Didik pun menjelaskan, Dana Moneter Internasional atau IMF dalam hal ini benar menganggap level biaya pinjaman pemerintah Indonesia atau sovereign borrowing costs saat ini terlalu tinggi.
“Saya mengatakan tidak pakai nalar yang memadai, IMF mengatakan bahwa kondisi level bunga pun tidak relevan dengan upaya pengelolaan fiskal pemerintah yang semestinya semakin baik dari waktu ke waktu,” katanya.
Ia mempertanyakan mengapa kebijakan fiskal utang publik ini rendah kualitasnya? Berdasarkan data Regional Economic Outlook Asia and Pacific IMF edisi Oktober 2022, Indonesia masuk 3 besar dengan sovereign borrowing costs terbesar bersama Bangladesh dan India. Besarannya untuk local currency yield sekitar 8 persen untuk tenor 10 tahun.
Jawaban atas pertanyaan itu, lanjutnya, tidak lain adalah faktor politik, yang prosesnya tidak berkualitas. Pemerintah yang oligarkis dalam mengambil keputusan pada elite terbatas kemaruk dengan watak maximizing budget untuk kepentingan politiknya.
“Kontrol check and balance mati karena tidak ada oposisi yang signifikan. Kualitas partai tidak memadai sehingga jor-joran anggaran berjalan mulus dengan resiko beban utang tingga pada pemerintahan selanjutnya,” terangnya.
Didik mencontohkan, pada tahun 2020 utang publik diputuskan sekitar 640 triliun, kebijakan yang tidak memadai untuk mengendalikan utang secara baik. Tetapi ketika terjadi serangan COVID-19, maka tanpa basa-basi utang diputuskan sepihak oleh pemerintah naik menjadi 1200 triliun rupiah.
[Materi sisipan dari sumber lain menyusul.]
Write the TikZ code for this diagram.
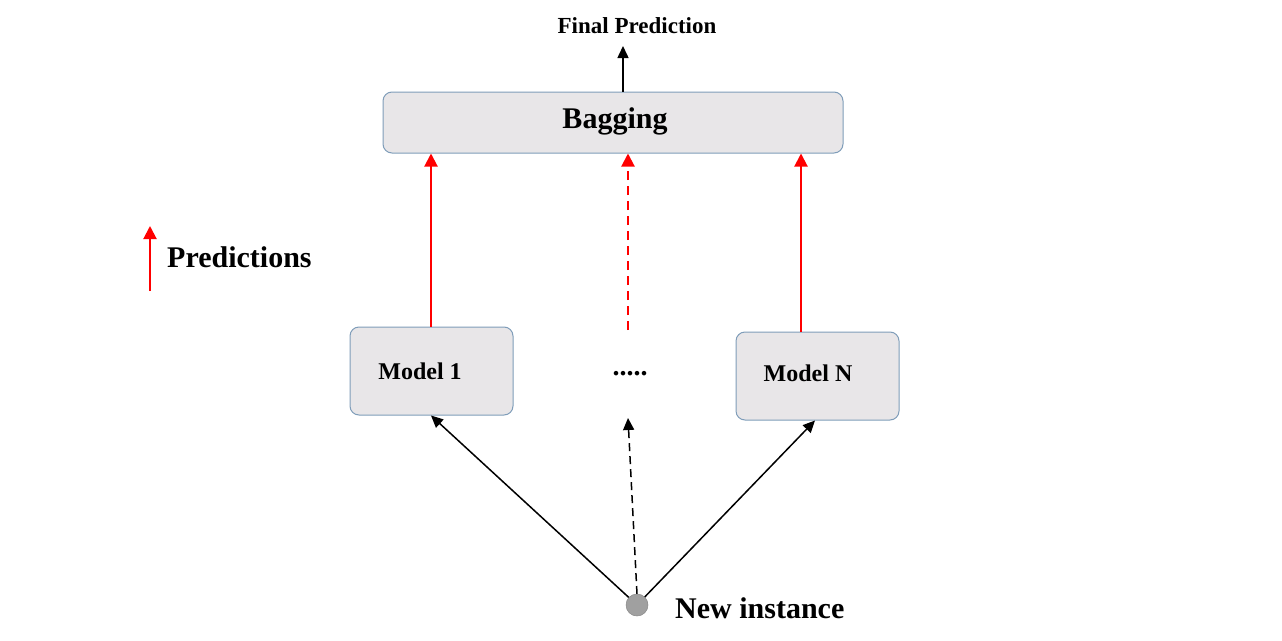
\documentclass[tikz,border=0pt]{standalone}
\usepackage{fontspec}
\setmainfont{Liberation Serif}
\usetikzlibrary{arrows.meta}
\definecolor{boxfill}{HTML}{E8E6E8}
\definecolor{boxline}{HTML}{7F9DB9}
\definecolor{dotgray}{HTML}{A0A0A0}
\tikzset{
  box/.style={draw=boxline, fill=boxfill, rounded corners=9pt, line width=1pt, inner sep=0pt},
  redarr/.style={draw=red, line width=2pt, -{Triangle[length=13pt,width=13pt]}},
  blackarr/.style={draw=black, line width=1.5pt, -{Triangle[length=12pt,width=11pt]}},
  lbl/.style={font=\bfseries, inner sep=0pt}
}
\begin{document}
\begin{tikzpicture}[x=1pt,y=-1pt]
\useasboundingbox (0,0) rectangle (1282,640);
% boxes
\node[box, minimum width=460pt, minimum height=61pt] (bag) at (613,122.5) {};
\node[lbl, font=\fontsize{30}{32}\selectfont\bfseries] (bagtxt) at (615,121) {Bagging};
\node[box, minimum width=163pt, minimum height=88pt] (m1) at (431.5,371) {};
\node[lbl, font=\fontsize{24}{26}\selectfont\bfseries] (m1txt) at (420,371) {Model 1};
\node[box, minimum width=163pt, minimum height=88pt] (mn) at (817.5,376) {};
\node[lbl, font=\fontsize{24}{26}\selectfont\bfseries] (mntxt) at (808,373) {Model N};
\node[lbl, font=\fontsize{28}{30}\selectfont\bfseries] (dots) at (630,374) {.....};
% final prediction
\node[lbl, font=\fontsize{23}{25}\selectfont\bfseries] (final) at (637,26) {Final Prediction};
\coordinate (fpend) at (623,46);
\draw[blackarr] (bag.north -| 623,0) -- (fpend);
% red arrows
\draw[redarr] (m1.north -| 431,0) -- (bag.south -| 431,0);
\draw[redarr, dashed, dash pattern=on 9pt off 6pt] (628,330) -- (bag.south -| 628,0);
\draw[redarr] (mn.north -| 801,0) -- (bag.south -| 801,0);
% legend
\coordinate (lgbot) at (150,291);
\coordinate (lgtop) at (150,226);
\draw[redarr] (lgbot) -- (lgtop);
\node[lbl, font=\fontsize{30}{32}\selectfont\bfseries, anchor=west] (pred) at (167,257) {Predictions};
% new instance
\coordinate (dotc) at (637,605);
\coordinate (mid) at (628,418);
\draw[blackarr] (dotc) -- (m1.south -| 431,0);
\draw[blackarr] (dotc) -- (mn.south -| 815,0);
\draw[blackarr, dashed, dash pattern=on 8pt off 5pt] (637,594) -- (mid);
\node[circle, fill=dotgray, draw=dotgray!85!black, line width=0.5pt, minimum size=22pt, inner sep=0pt] (dot) at (dotc) {};
\node[lbl, font=\fontsize{30}{32}\selectfont\bfseries, anchor=west] (newi) at (675,608) {New instance};
\end{tikzpicture}
\end{document}
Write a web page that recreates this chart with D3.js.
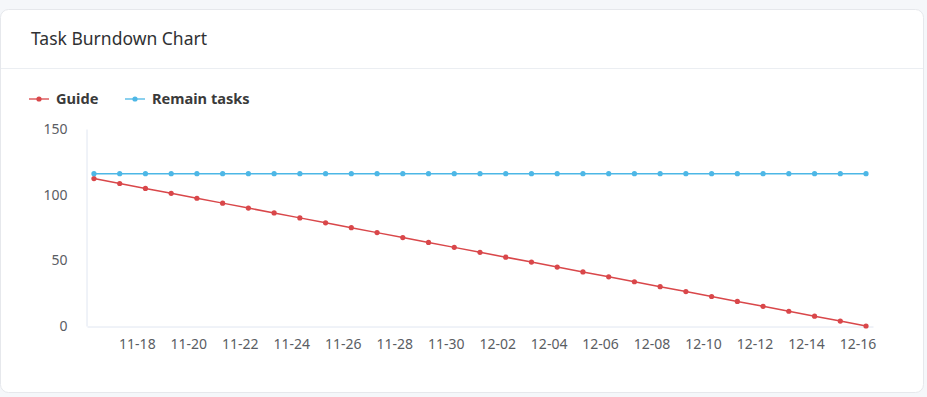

“Realisasinya lebih gila lagi, yakni 1520 triliun rupiah. Untuk meloloskan kebijakan naif ini, wewenang DPR dilucuti sehingga APBN hanya diputuskan oleh pemerintah,” tegaanya.
Didik menilai, kebijakan fiskal ala rezim ini adalah kebijakan fiskal yang ugal-ugalan dengan kualitas setara negara terbelakang Bangladesh.
“IMF terlambat melihat ini karena sudah lama masalah ini menjadi sasaran kritik ekonom-ekonomi nasional. Tetapi tidak bergeming karena akal sehat pengambil keputusan, parlemen dan pemerintah, tertutup watak dasar budget maximizer tanpa kalkulasi yang memadai,” pungkasnya.